Unfortunately, there was a server problem in the days leading up to the exciting Mars occultation. (It didn't matter to me because it was, unfortunately, cloudy where I live.)
This description of the colored lines is from a temporary page provided by IOTA:
The turquoise curves show where the disappearance or reappearance occurs at moonrise (left side) or moonset (right side); there is no northern limit as that misses the Earth to the north. The southern limit of the occultation, from which a partial occultation will be visible in a strip about 5 miles wide, crosses the n.e. Pacific Ocean and southern Mexico (white line, event at night), Central America (dark blue line that’s hardly visible, event during morning twilight), and northern S. America and the Atlantic Ocean (red dotted line, event during daylight).
If I am interpreting the image correctly, the limits are as follows (tl;dr 5: Entire occultation is visible)
- No occultation is visible because the Moon has already set.

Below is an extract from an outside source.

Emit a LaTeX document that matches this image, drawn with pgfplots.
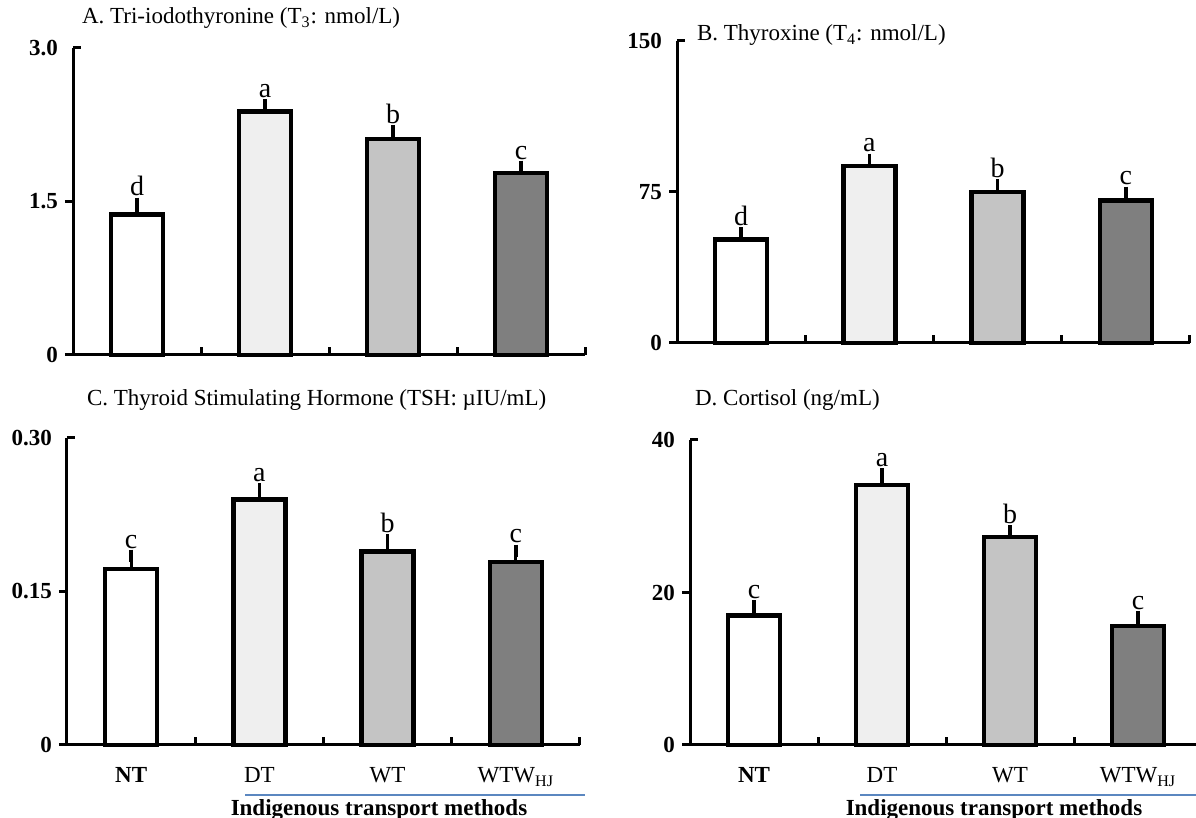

- Mars disappears at moonset.
- Mars disappears before moonset (so is visible), but reappearance occurs after moonset (so is not visible).
- Mars disappears with the Moon above the horizon, but Mars reappears at moonset. (Entire occultation barely visible.)
- Entire occultation is visible.
- Mars disappears at moonrise.
- Mars disappears before moonrise (so is not visible), but reappearance occurs after moonrise (so is visible).
- Mars reappears at moonrise.
- No occultation visible because the Moon has not risen.
- Mars grazes southern limb of the Moon (occurs during daylight).
- Mars grazes southern limb of the Moon (occurs during twilight).
- Mars grazes southern limb of the Moon (occurs during night).
Sometimes the colors along the graze line (the southern limit in this case) represents whether the graze occurs on the dark limb of the Moon or the bright limb, but that does not appear to be the case here.